1988 novel by Nicholson Baker

The Mezzanine (1988) is the first novel by American writer Nicholson Baker. It narrates what goes through a man's mind during a modern lunch break.

==Concept==
On the surface, the novel deals with a man's lunchtime trip up an escalator in the mezzanine of the office building where he works (a building based on Baker's recollections of Rochester's Midtown Plaza). The substance of the novel, however, is taken up with the thoughts that run through a person's mind in any given few moments, and the ideas that might result if they were given the time to think these thoughts through to their conclusions. The Mezzanine tells this story through the extensive use of footnotes—some of them comprising the bulk of the page—as the narrator travels through his own mind and past.
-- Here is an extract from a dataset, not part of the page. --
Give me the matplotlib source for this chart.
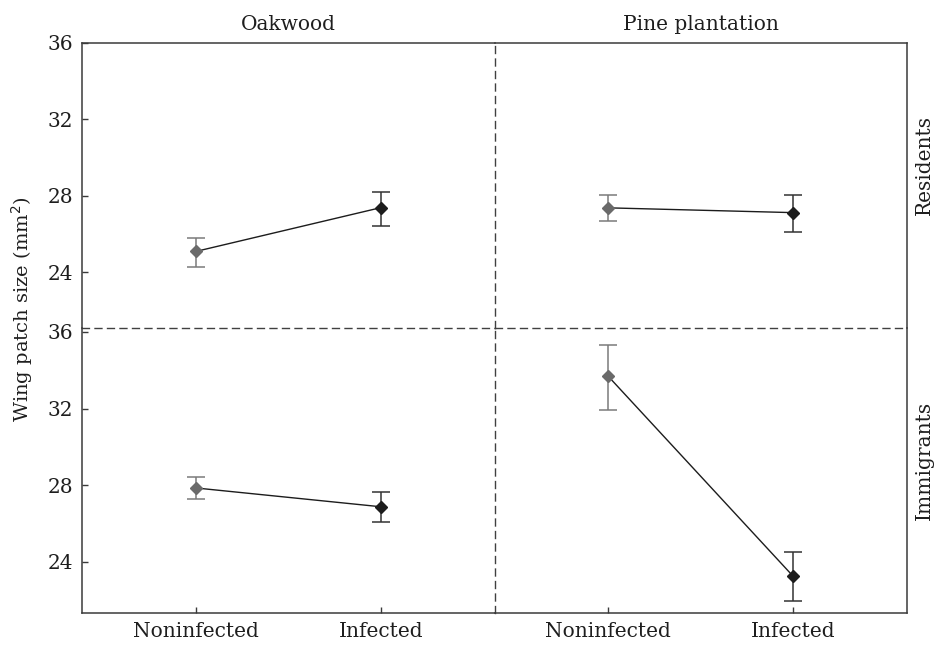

The footnotes are quite detailed and sometimes diverge into multiple levels of abstraction. Near the end of the book, there is a multi-page footnote on the subject of footnotes themselves.

==Plot==
The Mezzanine is essentially plotless, a stream-of-consciousness fiction that examines in detail the lunch-hour activities of young office worker Howie, whose simple lunch (popcorn, hot dog, cookie and milk) and purchase of a new pair of shoelaces are contrasted with his reading of a paperback edition of Marcus Aurelius's Meditations. Baker's digressive novel, partly composed of extensive footnotes of up to several pages in length, follows Howie's contemplations of a variety of everyday phenomena, such as how paper milk cartons replaced glass milk bottles, the miracle of perforation, and the buoyant nature of plastic straws; and of everyday objects such as vending machines, paper towel dispensers, and popcorn poppers.

==Critical reception==
The novel was praised for its originality and linguistic virtuosity. Critics cited Baker's trademark style of highly descriptive, focused prose, his "fierce attention to detail," and his delight in portraying discrete slices of time within the frame of mundane existence. The Mezzanine created the genre of digressive, annotational metafiction for which Baker is best known, and of which he may be the boldest representative. The academic website eNotes.com remarks that "Like Proust, [Baker] makes the personal significant." New Yorker writer Laura Miller praised Baker's "dazzling descriptive powers married to a passionate enthusiasm for the neglected flotsam and jetsam of everyday life."